Un exemple amusant est cité par Shepherd Mead dans son ouvrage How to Get to the Future Before It Gets to You ["Comment
précéder le futur avant qu'il ne vous précède", ndlr.]. Il imagine
revenir à l'année 1860, lorsque le crottin de cheval posait un problème
sanitaire dans les rues de New York. Le crottin pouvait alors
recouvrir les rues de la ville d'une couche épaisse de trois
centimètres. 10 ans auparavant, elle était moitié moins épaisse. Par
conséquent, en utilisant les taux de croissance de l'époque, on pouvait
prévoir en 1970 une épaisseur d'environ 51 mètres de crottin dans les
rues.
Une telle
prévision aurait pu conduire à investir dans les entreprises
spécialisées dans l'alimentation chevaline. Si tel avait été le cas, le
malheureux investisseur courait droit à la ruine parce que la prévision
avait raté ces trois points : (1) les gens auront modifié leur
comportement bien avant d'arriver à ce stade ; (2) les chevaux ne seront
plus aussi nombreux pour produire de telles quantités de crottin ; et
(3) les chevaux auront été remplacés par autre chose (les automobiles).
Cela semble
ridicule mais c'est bien de cela dont il s'agit. Les gens font et
croient de semblables prévisions tout le temps sur les marchés. Vous
êtes certainement déjà tombé, par exemple, sur des prévisions affirmant
que le monde viendra à manquer de certaines ressources (comme le
pétrole). Mais aucun modèle ne dure. "Plus la croyance dans la
persistance d'un modèle est répandue", observe Arthur Zeikel, "moins
elle a de probabilité de perdurer". (Zeikel a été le directeur des
gestionnaires de portefeuille chez Merrill Lynch à une époque). Sa
règle générale ici est utile : si une attente est tenue pour acquise,
elle devra d'autant plus être remise en question.
L'historienne
Barbara Tuchman a écrit : "on ne peut pas extrapoler une suite dans
laquelle intervient l'élément humain. L'histoire, c'est-à-dire le récit
humain, ne suit jamais et ne suivra jamais la courbe scientifique".

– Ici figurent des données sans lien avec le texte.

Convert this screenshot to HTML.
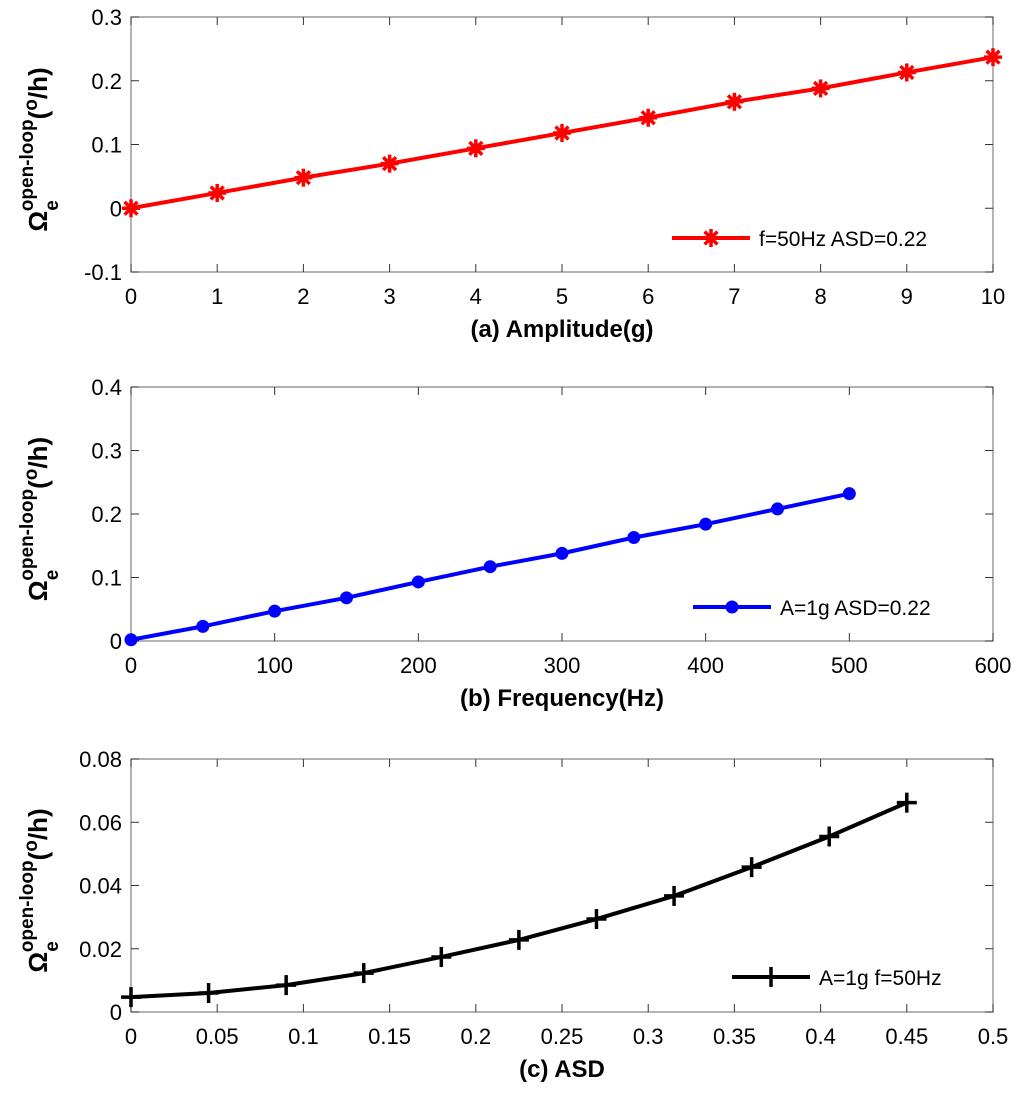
<!DOCTYPE html>
<html><head><meta charset="utf-8"><style>
body{margin:0;background:#fff}
svg{display:block;font-family:"Liberation Sans",Arial,sans-serif}
</style></head><body>
<svg id="s" width="1024" height="1103" viewBox="0 0 1024 1103"></svg>
<script>
const ampX=[0,1,2,3,4,5,6,7,8,9,10];
const ampY=[0,0.024,0.048,0.070,0.094,0.118,0.142,0.167,0.188,0.213,0.237];
const freqX=[0,50,100,150,200,250,300,350,400,450,500];
const freqY=[0.002,0.023,0.047,0.068,0.093,0.117,0.138,0.163,0.184,0.208,0.232];
const asdX=[0,0.045,0.09,0.135,0.18,0.225,0.27,0.315,0.36,0.405,0.45];
const asdY=[0.0047,0.006,0.0085,0.0123,0.0174,0.0228,0.0294,0.0367,0.0458,0.0555,0.0662];
const aXT=["0","1","2","3","4","5","6","7","8","9","10"];
const aYT=["-0.1","0","0.1","0.2","0.3"];
const bXT=["0","100","200","300","400","500","600"];
const bYT=["0","0.1","0.2","0.3","0.4"];
const cXT=["0","0.05","0.1","0.15","0.2","0.25","0.3","0.35","0.4","0.45","0.5"];
const cYT=["0","0.02","0.04","0.06","0.08"];
const NS="http://www.w3.org/2000/svg";
const svg=document.getElementById('s');
function mk(t,a,p){const e=document.createElementNS(NS,t);for(const k in a)e.setAttribute(k,a[k]);(p||svg).appendChild(e);return e;}
function panel(o){
 const g=mk('g',{});
 
 
 const L=131,R=993,T=o.top,B=o.bot;
 const sx=v=>L+(v-o.xmin)/(o.xmax-o.xmin)*(R-L);
 const sy=v=>B-(v-o.ymin)/(o.ymax-o.ymin)*(B-T);
 mk('rect',{x:L,y:T,width:R-L,height:B-T,fill:'none',stroke:'#808080','stroke-width':1.2},g);
 o.xt.forEach(t=>{const x=sx(parseFloat(t));
  mk('line',{x1:x,x2:x,y1:B,y2:B-8,stroke:'#333'},g);mk('line',{x1:x,x2:x,y1:T,y2:T+8,stroke:'#333'},g);
  const tx=mk('text',{x:x,y:B+32,'text-anchor':'middle','font-size':22},g);tx.textContent=t;
  });
 o.yt.forEach(t=>{const y=sy(parseFloat(t));
  mk('line',{x1:L,x2:L+8,y1:y,y2:y,stroke:'#333'},g);mk('line',{x1:R,x2:R-8,y1:y,y2:y,stroke:'#333'},g);
  const tx=mk('text',{x:L-9,y:y+8,'text-anchor':'end','font-size':22},g);tx.textContent=t;
  });
 const pts=o.x.map((v,i)=>sx(v)+','+sy(o.y[i])).join(' ');
 const pl=mk('polyline',{points:pts,fill:'none',stroke:o.col,'stroke-width':4},g);
 
 o.x.forEach((v,i)=>{const m=o.mark(sx(v),sy(o.y[i]),g);});
 const xl=mk('text',{x:562,y:B+65,'text-anchor':'middle','font-size':24,'font-weight':'bold'},g);xl.textContent=o.xlabel;
 
 const cy=(T+B)/2+5;
 const yl=mk('text',{transform:`translate(47,${cy}) rotate(-90)`,'text-anchor':'middle','font-size':26,'font-weight':'bold'},g);
 yl.innerHTML='Ω<tspan font-size="19" dy="11">e</tspan><tspan font-size="19" dy="-25" dx="-11">open-loop</tspan><tspan dy="14">(</tspan><tspan font-size="19" dy="-10">o</tspan><tspan dy="10">/h)</tspan>';
 
 const lg=mk('g',{},g);
 
 mk('line',{x1:o.lx,x2:o.lx+78,y1:o.ly,y2:o.ly,stroke:o.col,'stroke-width':4},lg);
 o.mark(o.lx+39,o.ly,lg);
 const lt=mk('text',{x:o.lx+87,y:o.ly+8,'font-size':21},lg);lt.textContent=o.leg;
}
const star=(x,y,p)=>{const g=mk('g',{stroke:'#f00','stroke-width':3.5},p);
 [[9,0],[0,9],[6.4,6.4],[6.4,-6.4]].forEach(d=>mk('line',{x1:x-d[0],y1:y-d[1],x2:x+d[0],y2:y+d[1]},g));
 mk('circle',{cx:x,cy:y,r:5,fill:'#f00',stroke:'none'},g);return g;};
const dot=(x,y,p)=>mk('circle',{cx:x,cy:y,r:6.5,fill:'#00f'},p);
const plus=(x,y,p)=>{const g=mk('g',{stroke:'#000','stroke-width':3.5},p);
 mk('line',{x1:x-10,x2:x+10,y1:y,y2:y},g);mk('line',{x1:x,x2:x,y1:y-10,y2:y+10},g);return g;};
panel({name:'panel-a-amplitude',top:17,bot:272,xmin:0,xmax:10,ymin:-0.1,ymax:0.3,xt:aXT,yt:aYT,x:ampX,y:ampY,col:'#f00',mark:star,xlabel:'(a) Amplitude(g)',leg:'f=50Hz ASD=0.22',lx:672,ly:238});
panel({name:'panel-b-frequency',top:387,bot:641,xmin:0,xmax:600,ymin:0,ymax:0.4,xt:bXT,yt:bYT,x:freqX,y:freqY,col:'#00f',mark:dot,xlabel:'(b) Frequency(Hz)',leg:'A=1g ASD=0.22',lx:693,ly:607});
panel({name:'panel-c-asd',top:759,bot:1012,xmin:0,xmax:0.5,ymin:0,ymax:0.08,xt:cXT,yt:cYT,x:asdX,y:asdY,col:'#000',mark:plus,xlabel:'(c) ASD',leg:'A=1g f=50Hz',lx:732,ly:977});
</script>
</body></html>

Les êtres humains ont une capacité d'adaptation. Les investisseurs
ratent souvent les forces compensatoires qui travaillent pour annuler
les tendances de toutes sortes.
▪ Les investisseurs accordent trop d'importance à leurs expériences personnelles les plus récentes.
Parfois les rythmes du marché ont moins à voir avec l'économie qu'avec
la psychologie, comme l'explique Peter Bernstein. Les grands marchés
haussiers ne sont jamais créés par les investisseurs encore échaudés
par le souvenir d'une catastrophe. Et les grosses capitulations des
grands marchés baissiers ne sont pas créées par "les investisseurs dont
les espoirs les plus optimistes se réalisent quotidiennement".
"En bref", résume
Bernstein, "la mémoire collective -- ou le manque de mémoire -- des
participants est l'ultime déterminant des principales opportunités
d'achat et de vente dont rêvent tous les investisseurs". Le krach de
1929 et ses conséquences ont brouillé les gens avec le marché pendant
un quart de siècle. Inversement, la hausse constante des actions depuis
1982 les a incités à croire aux "actions sur le long terme". Cela a
alimenté la frénésie des années 1990. Dans les deux cas, les souvenirs
enracinés ont assurément incité les investisseurs à rater les grands
tournants.
Selon moi, cette
idée permet d'expliquer également pourquoi les fluctuations du marché
en 2011 ont été si considérables. L'année 2008 est encore fraîche dans
les mémoires. Les gens ont peur d'une redite de cette année. Cela donne
des investisseurs nerveux. De telles peurs ont également fait rester
sur la touche beaucoup d'investisseurs lors du formidable rally depuis le plancher de mars 2009, au cours duquel les actions ont pratiquement doublé.
Le principal
conseil ici : comprendre que, en tant qu'êtres humains, nous accordons
trop d'importance à notre expérience récente. Cela nous rend
susceptible de rater le changement.
▪ Tout se rapporte au prix payé.
Bernstein explique cela d'une manière fascinante. Si vous aviez acheté
des actions en 1924 et les aviez gardées contre vents et marées
jusqu'en 1936, vous auriez profité d'un rendement annuel de 7,6%, avant
impôts et sans inclure les dividendes réinvestis. "Entre temps", écrit
Bernstein, "le coût de la vie avait chuté de 20%".
C'est là un
résultat excellent compte tenu de la Grande Dépression. Mais tout
dépendait du moment où vous aviez acheté et du moment où vous aviez
vendu. En 1924, les actions étaient encore bon marché et en 1936, elles
étaient chères. Et cela faisait toute la différence.
Hélas, la nature
humaine ne changera jamais. La plupart des gens achètent des actions
lorsqu'elles sont fortes et chères et les vendent lorsqu'elles sont
faiblement valorisées. Zeikel a réfléchi sur une longue histoire de
booms et de paniques. Il écrit : "c'était vrai en 1870, c'était vrai en
1929, c'est vrai aujourd'hui [en 1979], et ce sera, sans conteste,
vrai demain". Il ne s'est en effet pas trompé.
Toutefois, cela
n'est pas une mauvaise nouvelle pour vous. Pourquoi ? Nous donnons ici
le dernier mot à Bernstein : "l'inefficacité est une bonne nouvelle
pour les investisseurs. Après tout, elle engendre l'opportunité".